PROVIDED DATA:

>> START

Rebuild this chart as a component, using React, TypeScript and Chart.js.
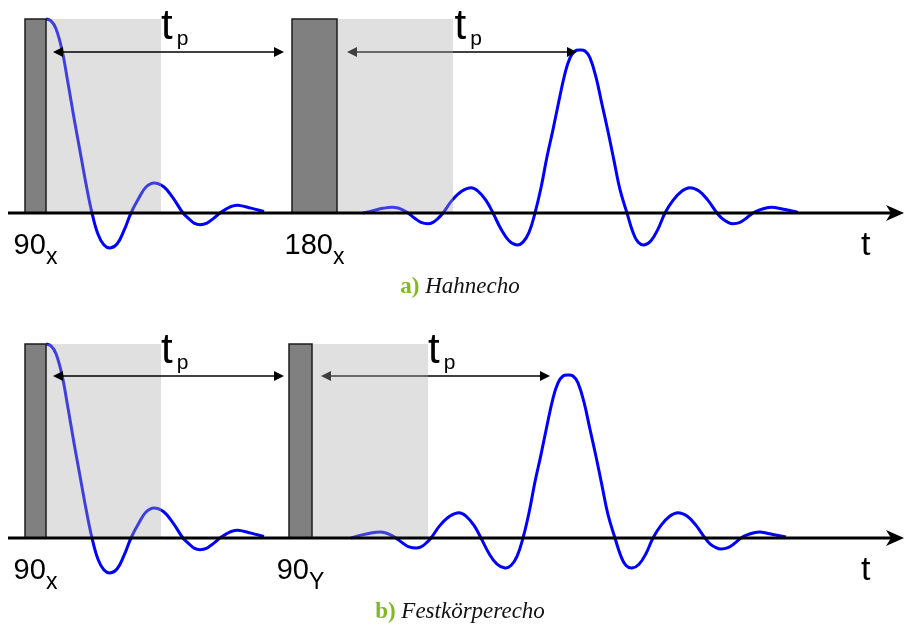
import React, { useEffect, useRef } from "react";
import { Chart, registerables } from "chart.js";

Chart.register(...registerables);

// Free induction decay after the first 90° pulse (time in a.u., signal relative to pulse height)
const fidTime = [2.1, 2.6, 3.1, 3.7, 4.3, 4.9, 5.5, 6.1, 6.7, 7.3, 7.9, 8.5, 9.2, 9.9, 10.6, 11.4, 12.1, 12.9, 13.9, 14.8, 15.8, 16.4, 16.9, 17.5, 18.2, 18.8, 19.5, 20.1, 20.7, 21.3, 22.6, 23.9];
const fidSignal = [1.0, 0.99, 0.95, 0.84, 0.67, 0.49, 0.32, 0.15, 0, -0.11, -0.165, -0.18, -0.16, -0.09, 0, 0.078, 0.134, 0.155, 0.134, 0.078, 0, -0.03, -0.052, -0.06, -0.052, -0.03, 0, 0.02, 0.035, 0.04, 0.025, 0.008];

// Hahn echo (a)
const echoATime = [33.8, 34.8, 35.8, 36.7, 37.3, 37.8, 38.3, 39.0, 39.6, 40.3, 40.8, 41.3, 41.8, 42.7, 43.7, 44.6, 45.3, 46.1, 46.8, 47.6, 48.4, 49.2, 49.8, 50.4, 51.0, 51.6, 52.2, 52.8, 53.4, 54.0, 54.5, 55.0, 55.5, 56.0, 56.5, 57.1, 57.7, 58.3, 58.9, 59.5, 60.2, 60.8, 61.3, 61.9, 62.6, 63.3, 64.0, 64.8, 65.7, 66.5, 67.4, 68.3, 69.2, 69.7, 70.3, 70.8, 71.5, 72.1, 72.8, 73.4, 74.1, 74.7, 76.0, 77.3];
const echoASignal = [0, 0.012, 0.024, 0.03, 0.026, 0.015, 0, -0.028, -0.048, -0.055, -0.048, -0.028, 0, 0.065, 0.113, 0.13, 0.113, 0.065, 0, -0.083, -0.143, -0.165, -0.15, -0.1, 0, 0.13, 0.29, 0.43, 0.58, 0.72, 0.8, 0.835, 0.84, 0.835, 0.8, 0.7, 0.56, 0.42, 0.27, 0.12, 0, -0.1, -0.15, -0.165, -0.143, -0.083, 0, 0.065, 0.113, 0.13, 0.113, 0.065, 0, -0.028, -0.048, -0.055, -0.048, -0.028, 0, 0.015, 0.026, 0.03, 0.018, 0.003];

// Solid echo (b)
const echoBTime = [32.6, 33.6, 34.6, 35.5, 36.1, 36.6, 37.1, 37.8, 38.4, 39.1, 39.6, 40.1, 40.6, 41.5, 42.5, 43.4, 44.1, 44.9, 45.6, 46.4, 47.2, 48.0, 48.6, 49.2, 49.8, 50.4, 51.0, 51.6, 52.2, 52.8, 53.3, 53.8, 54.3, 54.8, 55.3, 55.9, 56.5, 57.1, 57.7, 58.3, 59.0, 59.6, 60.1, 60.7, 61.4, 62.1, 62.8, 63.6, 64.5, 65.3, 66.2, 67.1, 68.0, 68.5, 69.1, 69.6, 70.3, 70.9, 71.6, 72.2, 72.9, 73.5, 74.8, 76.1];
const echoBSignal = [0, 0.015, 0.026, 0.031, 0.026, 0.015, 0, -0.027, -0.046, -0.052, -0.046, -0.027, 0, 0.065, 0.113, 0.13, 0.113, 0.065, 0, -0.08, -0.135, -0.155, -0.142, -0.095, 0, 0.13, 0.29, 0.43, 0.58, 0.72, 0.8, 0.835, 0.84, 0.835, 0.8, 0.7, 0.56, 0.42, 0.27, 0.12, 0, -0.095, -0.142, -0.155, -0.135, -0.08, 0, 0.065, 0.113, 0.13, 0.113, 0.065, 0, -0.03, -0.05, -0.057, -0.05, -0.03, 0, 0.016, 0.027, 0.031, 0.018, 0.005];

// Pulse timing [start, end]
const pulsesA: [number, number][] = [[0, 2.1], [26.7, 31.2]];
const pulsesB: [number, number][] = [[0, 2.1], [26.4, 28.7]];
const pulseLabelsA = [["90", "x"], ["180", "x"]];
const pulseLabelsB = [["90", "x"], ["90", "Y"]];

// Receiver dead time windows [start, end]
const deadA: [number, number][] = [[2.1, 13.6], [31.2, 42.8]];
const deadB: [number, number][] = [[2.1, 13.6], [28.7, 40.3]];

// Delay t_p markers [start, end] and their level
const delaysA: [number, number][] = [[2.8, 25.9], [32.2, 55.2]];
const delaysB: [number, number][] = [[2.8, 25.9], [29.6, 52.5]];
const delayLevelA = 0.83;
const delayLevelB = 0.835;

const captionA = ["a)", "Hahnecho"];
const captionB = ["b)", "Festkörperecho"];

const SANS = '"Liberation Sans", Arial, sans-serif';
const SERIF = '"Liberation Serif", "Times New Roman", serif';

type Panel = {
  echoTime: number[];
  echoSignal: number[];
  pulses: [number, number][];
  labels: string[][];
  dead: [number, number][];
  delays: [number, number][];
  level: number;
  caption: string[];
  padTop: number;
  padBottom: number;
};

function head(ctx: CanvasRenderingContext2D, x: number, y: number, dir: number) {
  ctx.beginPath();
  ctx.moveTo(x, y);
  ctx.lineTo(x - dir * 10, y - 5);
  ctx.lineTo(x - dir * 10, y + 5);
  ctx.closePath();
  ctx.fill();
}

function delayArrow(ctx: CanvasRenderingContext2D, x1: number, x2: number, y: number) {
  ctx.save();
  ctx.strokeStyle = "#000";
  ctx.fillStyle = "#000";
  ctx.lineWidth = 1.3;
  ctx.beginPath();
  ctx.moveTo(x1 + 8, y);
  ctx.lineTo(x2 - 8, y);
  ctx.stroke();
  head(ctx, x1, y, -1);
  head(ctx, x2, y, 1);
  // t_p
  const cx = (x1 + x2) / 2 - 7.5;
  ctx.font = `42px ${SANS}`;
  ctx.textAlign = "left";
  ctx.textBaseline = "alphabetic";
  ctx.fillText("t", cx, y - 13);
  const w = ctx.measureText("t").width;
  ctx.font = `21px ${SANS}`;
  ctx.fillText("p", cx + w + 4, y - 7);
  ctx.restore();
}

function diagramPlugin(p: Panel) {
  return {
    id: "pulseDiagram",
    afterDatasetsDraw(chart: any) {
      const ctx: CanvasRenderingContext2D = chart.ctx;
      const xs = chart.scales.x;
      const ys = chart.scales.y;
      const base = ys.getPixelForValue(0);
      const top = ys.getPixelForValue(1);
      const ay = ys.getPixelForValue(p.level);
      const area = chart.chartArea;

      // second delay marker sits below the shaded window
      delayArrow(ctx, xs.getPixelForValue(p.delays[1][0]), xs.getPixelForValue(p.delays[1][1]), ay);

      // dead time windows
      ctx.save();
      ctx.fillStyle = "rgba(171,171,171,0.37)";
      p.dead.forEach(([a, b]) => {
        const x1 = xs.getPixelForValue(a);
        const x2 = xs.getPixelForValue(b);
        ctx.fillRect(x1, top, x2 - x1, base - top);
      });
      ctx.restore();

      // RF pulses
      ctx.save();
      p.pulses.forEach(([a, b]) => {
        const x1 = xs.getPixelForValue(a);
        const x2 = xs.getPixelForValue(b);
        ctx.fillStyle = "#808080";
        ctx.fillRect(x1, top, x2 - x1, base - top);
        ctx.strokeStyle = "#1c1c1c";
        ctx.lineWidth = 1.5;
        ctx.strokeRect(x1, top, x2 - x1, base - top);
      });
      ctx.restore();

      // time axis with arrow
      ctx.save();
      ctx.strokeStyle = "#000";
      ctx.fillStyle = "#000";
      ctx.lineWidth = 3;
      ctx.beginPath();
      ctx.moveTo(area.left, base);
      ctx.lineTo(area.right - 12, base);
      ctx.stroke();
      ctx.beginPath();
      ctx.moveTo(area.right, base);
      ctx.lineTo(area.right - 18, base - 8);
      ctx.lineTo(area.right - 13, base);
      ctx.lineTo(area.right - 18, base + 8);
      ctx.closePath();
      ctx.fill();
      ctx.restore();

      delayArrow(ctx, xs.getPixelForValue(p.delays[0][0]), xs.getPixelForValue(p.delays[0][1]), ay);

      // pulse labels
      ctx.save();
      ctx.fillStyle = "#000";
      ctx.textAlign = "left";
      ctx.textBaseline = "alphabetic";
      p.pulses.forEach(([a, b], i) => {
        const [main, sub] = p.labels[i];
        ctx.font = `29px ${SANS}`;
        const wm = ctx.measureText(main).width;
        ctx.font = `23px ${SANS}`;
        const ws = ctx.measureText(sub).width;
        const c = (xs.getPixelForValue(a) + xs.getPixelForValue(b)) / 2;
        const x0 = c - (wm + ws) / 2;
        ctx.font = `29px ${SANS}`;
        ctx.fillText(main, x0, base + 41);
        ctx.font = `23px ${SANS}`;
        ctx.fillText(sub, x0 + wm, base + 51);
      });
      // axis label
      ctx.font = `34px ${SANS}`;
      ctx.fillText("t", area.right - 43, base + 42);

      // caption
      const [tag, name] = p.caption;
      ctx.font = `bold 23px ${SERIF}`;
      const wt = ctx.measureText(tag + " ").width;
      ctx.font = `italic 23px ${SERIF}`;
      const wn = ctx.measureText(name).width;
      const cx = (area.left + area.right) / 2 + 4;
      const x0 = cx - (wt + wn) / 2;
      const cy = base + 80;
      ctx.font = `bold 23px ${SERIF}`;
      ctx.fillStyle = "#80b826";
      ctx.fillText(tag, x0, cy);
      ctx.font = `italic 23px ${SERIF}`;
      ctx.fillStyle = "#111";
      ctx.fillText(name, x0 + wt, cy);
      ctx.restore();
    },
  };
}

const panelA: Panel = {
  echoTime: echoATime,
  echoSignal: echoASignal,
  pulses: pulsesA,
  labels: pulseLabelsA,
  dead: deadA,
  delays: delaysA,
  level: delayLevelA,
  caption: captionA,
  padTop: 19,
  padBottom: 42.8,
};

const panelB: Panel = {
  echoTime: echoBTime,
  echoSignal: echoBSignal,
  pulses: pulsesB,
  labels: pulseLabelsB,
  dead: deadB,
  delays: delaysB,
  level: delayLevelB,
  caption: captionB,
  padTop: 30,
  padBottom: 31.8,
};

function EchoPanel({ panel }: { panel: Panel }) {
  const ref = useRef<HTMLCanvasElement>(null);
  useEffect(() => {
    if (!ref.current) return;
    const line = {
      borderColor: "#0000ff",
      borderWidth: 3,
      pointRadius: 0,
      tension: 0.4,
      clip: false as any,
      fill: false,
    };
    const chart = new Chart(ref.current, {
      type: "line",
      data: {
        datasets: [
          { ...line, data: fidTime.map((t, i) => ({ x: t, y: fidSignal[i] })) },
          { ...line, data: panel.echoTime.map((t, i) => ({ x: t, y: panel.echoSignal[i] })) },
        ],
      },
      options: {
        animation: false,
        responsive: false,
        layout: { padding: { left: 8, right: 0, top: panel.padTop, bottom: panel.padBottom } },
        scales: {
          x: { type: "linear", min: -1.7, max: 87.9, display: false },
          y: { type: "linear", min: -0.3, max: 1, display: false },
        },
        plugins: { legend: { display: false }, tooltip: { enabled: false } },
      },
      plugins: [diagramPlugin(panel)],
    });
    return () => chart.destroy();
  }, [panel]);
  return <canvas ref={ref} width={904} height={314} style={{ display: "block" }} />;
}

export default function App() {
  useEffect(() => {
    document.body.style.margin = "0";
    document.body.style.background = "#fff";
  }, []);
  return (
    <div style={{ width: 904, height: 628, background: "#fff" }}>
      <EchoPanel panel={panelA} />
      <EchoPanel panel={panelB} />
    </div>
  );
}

>> END

TASK REQUIREMENTS: Reproduce the material above from its first line through the line containing "Chart.register(...registerables);", both ends included, and skip every picture.

ANSWER TO THIS PROBLEM:
Rebuild this chart as a component, using React, TypeScript and Chart.js.
import React, { useEffect, useRef } from "react";
import { Chart, registerables } from "chart.js";

Chart.register(...registerables);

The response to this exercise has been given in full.